I’ve completed several large-scale recruiting data migrations and the duplicate email issue is always the most challenging aspect. Here’s a comprehensive solution that addresses all three focus areas:
Understanding Duplicate Email Validation
SuccessFactors Recruiting enforces email uniqueness at the candidate profile level because it’s designed around a candidate-centric model. Each person (email) has ONE candidate profile, with multiple applications linked to it. This is actually better for recruiting analytics and candidate experience, but requires careful migration planning.
Using the Recruiting Import Template Correctly
The standard template has multiple tabs that must be imported in sequence:
-
Candidate Import Tab: Import deduplicated candidates first
- Extract unique email addresses from your legacy data
- Include: email, firstName, lastName, phone (minimum required)

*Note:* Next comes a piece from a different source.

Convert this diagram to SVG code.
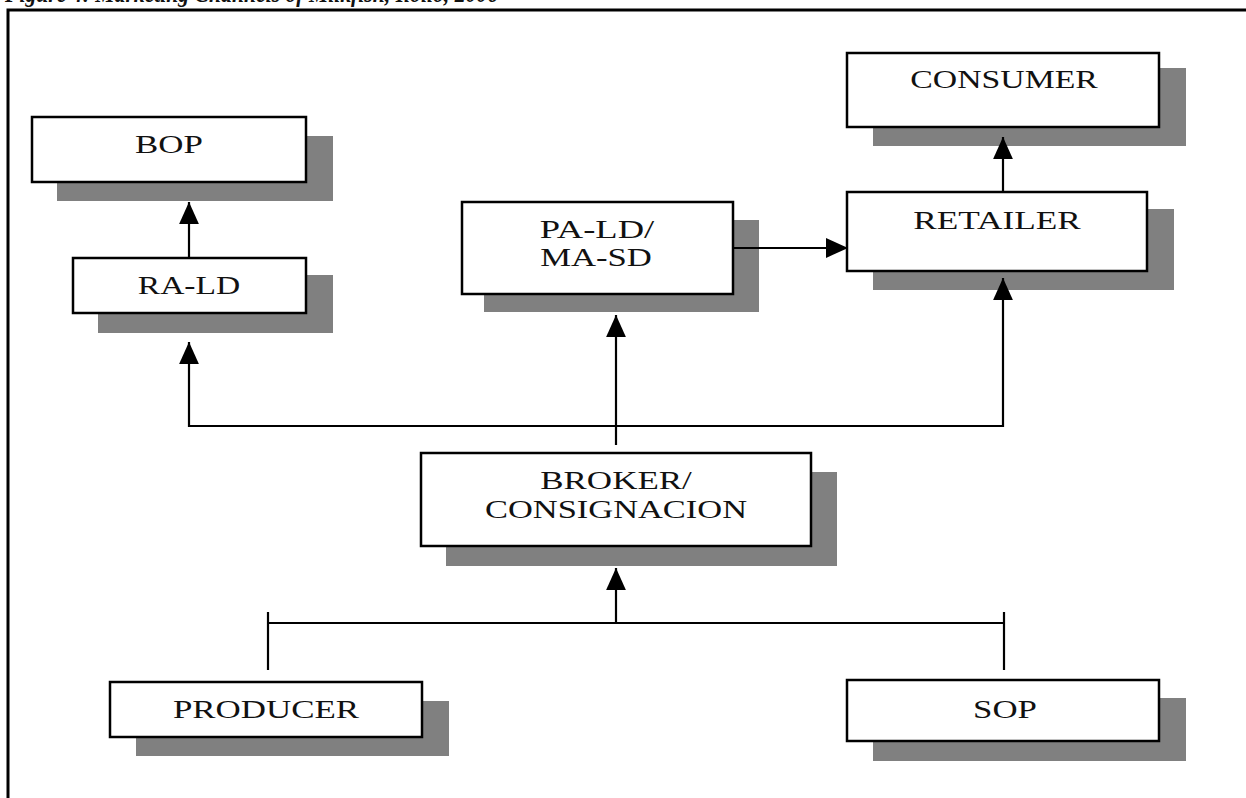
<svg xmlns="http://www.w3.org/2000/svg" width="1246" height="798" viewBox="0 0 1246 798">
  <style>
    .shadow { fill: #808080; }
    .box { fill: #ffffff; stroke: #000000; stroke-width: 2.5; }
    .label { font-family: "Liberation Serif", "Times New Roman", serif; font-size: 26px; fill: #111111; text-anchor: middle; }
    .link { fill: none; stroke: #000000; stroke-width: 2.2; }
    .frame { fill: none; stroke: #000000; stroke-width: 3; }
    .title { font-family: "Liberation Serif", "Times New Roman", serif; font-size: 26px; font-weight: bold; font-style: italic; fill: #111111; }
  </style>
  <defs>
    <marker id="arrow" markerUnits="userSpaceOnUse" markerWidth="22" markerHeight="22" viewBox="0 0 20 20" refX="20" refY="10" orient="auto">
      <path d="M0,1 L20,10 L0,19 Z" fill="#000000"/>
    </marker>
  </defs>

  <rect width="1246" height="798" fill="#ffffff"/>

  <!-- caption, clipped at the top edge -->
  <text class="title" x="5" y="2" textLength="493" lengthAdjust="spacingAndGlyphs">Figure 4: Marketing Channels of Milkfish, Iloilo, 2006</text>

  <!-- outer frame: top and left rules -->
  <path class="frame" d="M8,798 V10 H1246"/>

  <!-- labels use wide glyphs: stretched 1.33x horizontally -->
  <g id="bop">
    <rect class="shadow" x="57" y="136" width="276" height="65"/>
    <rect class="box" x="32" y="117" width="274" height="65"/>
    <text class="label" transform="translate(169,153) scale(1.33,1)" textLength="51" lengthAdjust="spacingAndGlyphs">BOP</text>
  </g>

  <g id="ra-ld">
    <rect class="shadow" x="98" y="275" width="235" height="58"/>
    <rect class="box" x="73" y="258" width="233" height="55"/>
    <text class="label" transform="translate(189,294) scale(1.33,1)" textLength="77" lengthAdjust="spacingAndGlyphs">RA-LD</text>
  </g>

  <g id="pa-ld-ma-sd">
    <rect class="shadow" x="484" y="220" width="275" height="92"/>
    <rect class="box" x="462" y="202" width="271" height="92"/>
    <text class="label" transform="translate(597,238) scale(1.33,1)" textLength="86" lengthAdjust="spacingAndGlyphs">PA-LD/</text>
    <text class="label" transform="translate(596,266) scale(1.33,1)" textLength="84" lengthAdjust="spacingAndGlyphs">MA-SD</text>
  </g>

  <g id="consumer">
    <rect class="shadow" x="873" y="68" width="313" height="78"/>
    <rect class="box" x="847" y="53" width="312" height="74"/>
    <text class="label" transform="translate(1004,88) scale(1.33,1)" textLength="141" lengthAdjust="spacingAndGlyphs">CONSUMER</text>
  </g>

  <g id="retailer">
    <rect class="shadow" x="873" y="209" width="301" height="81"/>
    <rect class="box" x="847" y="192" width="300" height="79"/>
    <text class="label" transform="translate(997,229) scale(1.33,1)" textLength="126" lengthAdjust="spacingAndGlyphs">RETAILER</text>
  </g>

  <g id="broker">
    <rect class="shadow" x="446" y="472" width="391" height="94"/>
    <rect class="box" x="421" y="453" width="390" height="93"/>
    <text class="label" transform="translate(616,489) scale(1.33,1)" textLength="114" lengthAdjust="spacingAndGlyphs">BROKER/</text>
    <text class="label" transform="translate(616,518) scale(1.33,1)" textLength="197" lengthAdjust="spacingAndGlyphs">CONSIGNACION</text>
  </g>

  <g id="producer">
    <rect class="shadow" x="136" y="701" width="313" height="55"/>
    <rect class="box" x="110" y="682" width="312" height="55"/>
    <text class="label" transform="translate(266,718) scale(1.33,1)" textLength="140" lengthAdjust="spacingAndGlyphs">PRODUCER</text>
  </g>

  <g id="sop">
    <rect class="shadow" x="873" y="698" width="313" height="63"/>
    <rect class="box" x="847" y="680" width="312" height="61"/>
    <text class="label" transform="translate(1005,718) scale(1.33,1)" textLength="48" lengthAdjust="spacingAndGlyphs">SOP</text>
  </g>

  <g id="connectors">
    <!-- RA-LD up to BOP -->
    <path class="link" d="M189,258 V202" marker-end="url(#arrow)"/>
    <!-- distribution bar above the broker -->
    <path class="link" d="M616,426 H189 V342" marker-end="url(#arrow)"/>
    <path class="link" d="M616,426 H1003 V278" marker-end="url(#arrow)"/>
    <path class="link" d="M616,445 V315" marker-end="url(#arrow)"/>
    <!-- PA-LD/MA-SD to retailer -->
    <path class="link" d="M733,248 H848" marker-end="url(#arrow)"/>
    <!-- retailer to consumer -->
    <path class="link" d="M1003,192 V137" marker-end="url(#arrow)"/>
    <!-- producers' bar into the broker -->
    <path class="link" d="M268,623 H1004"/>
    <path class="link" d="M268,612 V670"/>
    <path class="link" d="M1004,612 V670"/>
    <path class="link" d="M616,623 V568" marker-end="url(#arrow)"/>
  </g>
</svg>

- Optional: source, referrer, tags for better candidate tracking
-
Application Import Tab: Import applications with candidate references
- After candidate import, export to get system-generated candidateIds
- Create mapping: legacy_candidate_id → sf_candidate_id
- Import applications with candidateId, jobReqId, applicationDate, status
OData API Workaround for Complex Scenarios
For your specific case with 15,000 records and potential data quality issues, the OData API provides more control:
// First, check if candidate exists
GET /odata/v2/Candidate?$filter=email eq 'john.smith@email.com'
// If not exists, create candidate
POST /odata/v2/Candidate
{
"email": "john.smith@email.com",
"firstName": "John",
"lastName": "Smith"
}
// Then create application
POST /odata/v2/JobApplication
{
"candidateId": "12345",
"jobReqId": "67890",
"applicationDate": "/Date(1577836800000)/"
}
Recommended Migration Approach
Phase 1 - Data Preparation:
- Deduplicate candidates by email in your source data
- For each unique email, consolidate candidate information (use most recent or most complete record)

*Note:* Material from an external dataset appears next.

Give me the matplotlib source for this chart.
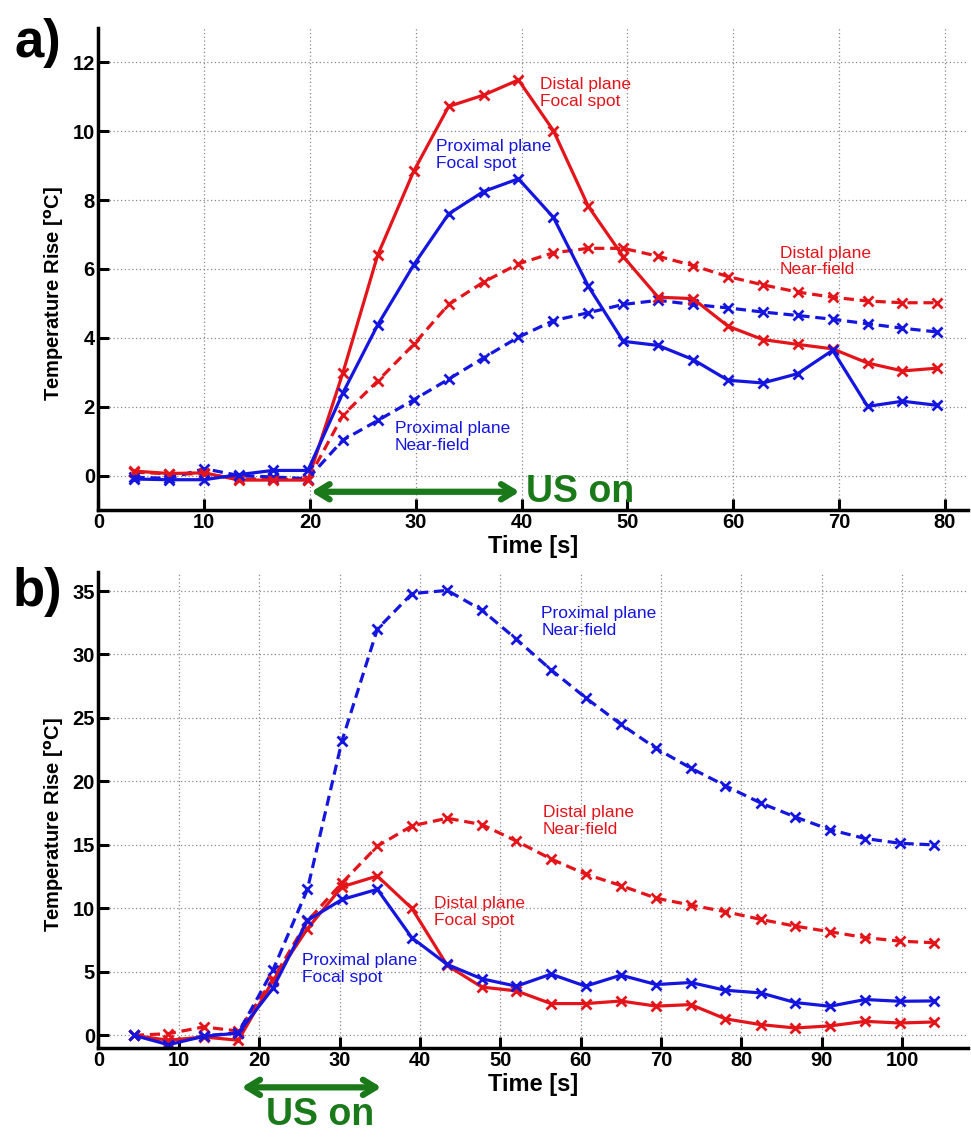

- Create a mapping table: legacy_email → all_legacy_application_ids
Phase 2 - Candidate Import:
- Import unique candidates via CSV template (Candidate tab)

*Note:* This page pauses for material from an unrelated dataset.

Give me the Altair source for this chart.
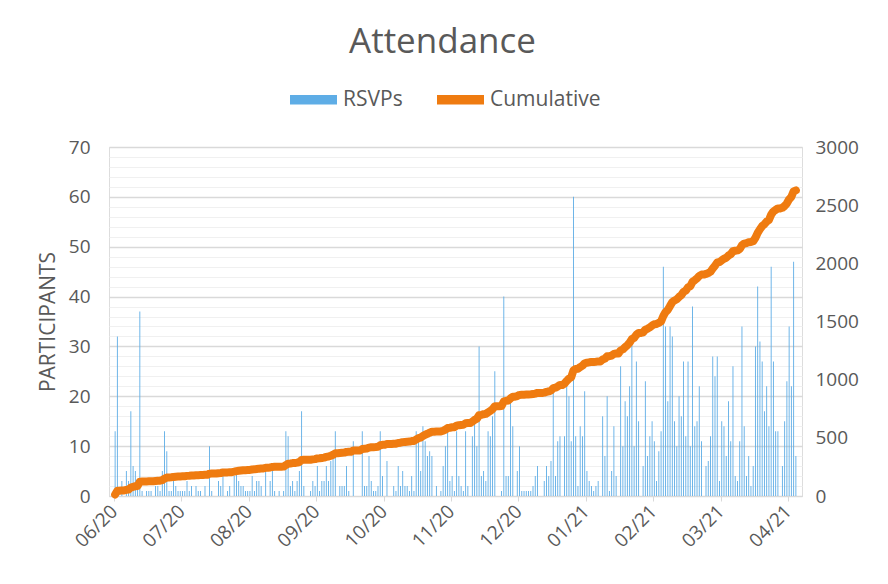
import altair as alt
import pandas as pd

# Daily RSVPs, one list per 30-day block of the category axis
jun = [13,32,0,3,0,5,3,17,6,5,2,37,1,0,1,1,1,0,2,2,1,5,13,9,1,1,3,2,1,1]
jul = [1,1,3,1,2,0,2,1,1,0,2,0,10,1,0,0,3,2,4,0,1,2,0,4,5,3,2,2,1,1]
aug = [1,4,1,3,3,2,0,5,0,3,5,1,0,1,0,1,13,12,2,3,1,3,5,17,2,0,0,1,3,2]
sep = [6,1,3,3,6,3,7,8,13,0,2,2,2,6,1,0,11,0,0,0,13,2,2,8,3,1,1,2,13,4]
oct_ = [0,7,0,0,2,1,6,2,5,2,2,1,4,1,13,11,5,14,11,8,9,8,0,2,0,1,6,10,13,3]
nov = [4,1,13,4,2,1,13,2,0,12,15,10,30,4,5,3,13,12,16,25,0,0,1,40,4,4,19,14,0,5]
dec = [10,1,1,1,1,1,2,4,6,0,0,3,6,4,7,21,4,11,12,0,12,23,20,11,60,12,2,14,12,21]
jan = [5,3,2,1,2,3,0,16,8,20,1,5,14,4,0,26,10,19,16,22,31,10,27,15,0,6,23,8,12,15]
feb = [11,3,9,13,46,34,19,34,32,15,10,20,16,27,12,27,10,38,14,15,22,11,0,6,7,12,28,24,28,3]
mar = [15,14,8,19,11,26,4,3,11,34,14,4,8,2,6,30,42,31,27,17,22,14,46,27,13,13,0,6,15,23]
apr = [34,22,47,8]

tick_labels = ["06/20","07/20","08/20","09/20","10/20","11/20",
               "12/20","01/21","02/21","03/21","04/21"]
tick_step = 30

rsvps = jun + jul + aug + sep + oct_ + nov + dec + jan + feb + mar + apr
n_days = len(rsvps)
df = pd.DataFrame({"day": list(range(n_days)), "rsvps": rsvps})

TEXT = "#595959"
BLUE = "#5EADE6"
ORANGE = "#EF7B10"
FONT = "Open Sans"

label_expr = "[" + ",".join(f"'{l}'" for l in tick_labels) + f"][round(datum.value/{tick_step})]"

x_enc = alt.X(
    "xc:Q",
    scale=alt.Scale(domain=[0, n_days], nice=False, zero=False),
    axis=alt.Axis(
        values=[i * tick_step for i in range(len(tick_labels))],
        labelExpr=label_expr,
        labelAngle=-45,
        labelAlign="right",
        labelBaseline="middle",
        labelFontSize=19,
        labelFont=FONT,
        labelColor=TEXT,
        labelPadding=7,
        ticks=True,
        tickSize=5,
        tickColor="#d9d9d9",
        domainColor="#d9d9d9",
        grid=False,
        title=None,
    ),
)

color_enc = alt.Color(
    "series:N",
    scale=alt.Scale(domain=["RSVPs", "Cumulative"], range=[BLUE, ORANGE]),
    legend=alt.Legend(
        title=None,
        orient="none",
        legendX=181,
        legendY=-71,
        direction="horizontal",
        symbolType="M-1,-0.2L1,-0.2L1,0.2L-1,0.2Z",
        symbolSize=2209,
        symbolStrokeWidth=0,
        labelFontSize=21,
        labelFont=FONT,
        labelColor=TEXT,
        labelOffset=6,
        columnPadding=34,
        padding=0,
    ),
)

base = alt.Chart(df).transform_calculate(xc="datum.day + 0.5")

bars = base.transform_calculate(series="'RSVPs'").mark_bar(size=0.9).encode(
    x=x_enc,
    y=alt.Y(
        "rsvps:Q",
        scale=alt.Scale(domain=[0, 70], nice=False),
        axis=alt.Axis(
            orient="left",
            values=list(range(0, 71, 2)),
            labelExpr="datum.value % 10 === 0 ? datum.label : ''",
            labelFontSize=19,
            labelFont=FONT,
            labelColor=TEXT,
            labelPadding=19,
            ticks=False,
            domain=False,
            grid=True,
            gridColor={"condition": {"test": "datum.value % 10 === 0", "value": "#d9d9d9"},
                       "value": "#f0f0f0"},
            gridWidth={"condition": {"test": "datum.value % 10 === 0", "value": 1.3},
                       "value": 1},
            title="PARTICIPANTS",
            titleFont=FONT,
            titleFontSize=21,
            titleFontWeight="normal",
            titleColor=TEXT,
            titlePadding=10,
        ),
    ),
    color=color_enc,
)

line = base.transform_window(
    cumulative="sum(rsvps)", sort=[alt.SortField("day")], frame=[None, 0]
).transform_calculate(series="'Cumulative'").mark_line(
    strokeWidth=8, strokeCap="round", strokeJoin="round"
).encode(
    x=x_enc,
    y=alt.Y(
        "cumulative:Q",
        scale=alt.Scale(domain=[0, 3000], nice=False),
        axis=alt.Axis(
            orient="right",
            values=list(range(0, 3001, 500)),
            format="d",
            labelFontSize=19,
            labelFont=FONT,
            labelColor=TEXT,
            labelPadding=13,
            ticks=False,
            domain=False,
            grid=False,
            title=None,
        ),
    ),
    color=color_enc,
)

chart = (
    alt.layer(bars, line)
    .resolve_scale(y="independent")
    .properties(
        width=693,
        height=349,
        autosize=alt.AutoSizeParams(type="none"),
        padding={"left": 101, "top": 139, "right": 70, "bottom": 70},
        title=alt.TitleParams(
            "Attendance",
            fontSize=35,
            font=FONT,
            color=TEXT,
            fontWeight="normal",
            anchor="middle",
            baseline="alphabetic",
            offset=17,
            dx=-13,
            dy=29,
        ),
    )
    .configure_view(stroke=None)
    .configure(background="white")
)

chart.save("out.html", embed_options={"renderer": "svg", "actions": False})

- Export imported candidates to retrieve SuccessFactors candidateIds
- Update your mapping table: legacy_email → sf_candidate_id → legacy_application_ids
Phase 3 - Application Import:
- Transform application data to reference sf_candidate_id instead of legacy candidate data
- Validate that all applications have corresponding candidates in SuccessFactors
- Import applications via CSV template (Application tab) or OData API
Phase 4 - Validation:
- Run candidate count report: should match unique emails from legacy
- Run application count report: should match total applications from legacy
- Spot check 50-100 candidates with multiple applications to verify data integrity
Handling Edge Cases
For orphaned applications (no candidate data), create minimal candidate records:
- Use application email as candidate email
- Parse firstName/lastName from application if available
- If no name data, use “Legacy” as firstName and application ID as lastName
- Tag these with “data-migration-minimal” for future cleanup
For applications with missing emails:
- Generate placeholder emails: legacy_app_id@migration.placeholder
- Tag with “email-missing” for post-migration cleanup
- Follow up with hiring managers to get actual candidate emails
This approach has successfully migrated 50K+ candidate records across multiple implementations while maintaining data integrity and application history.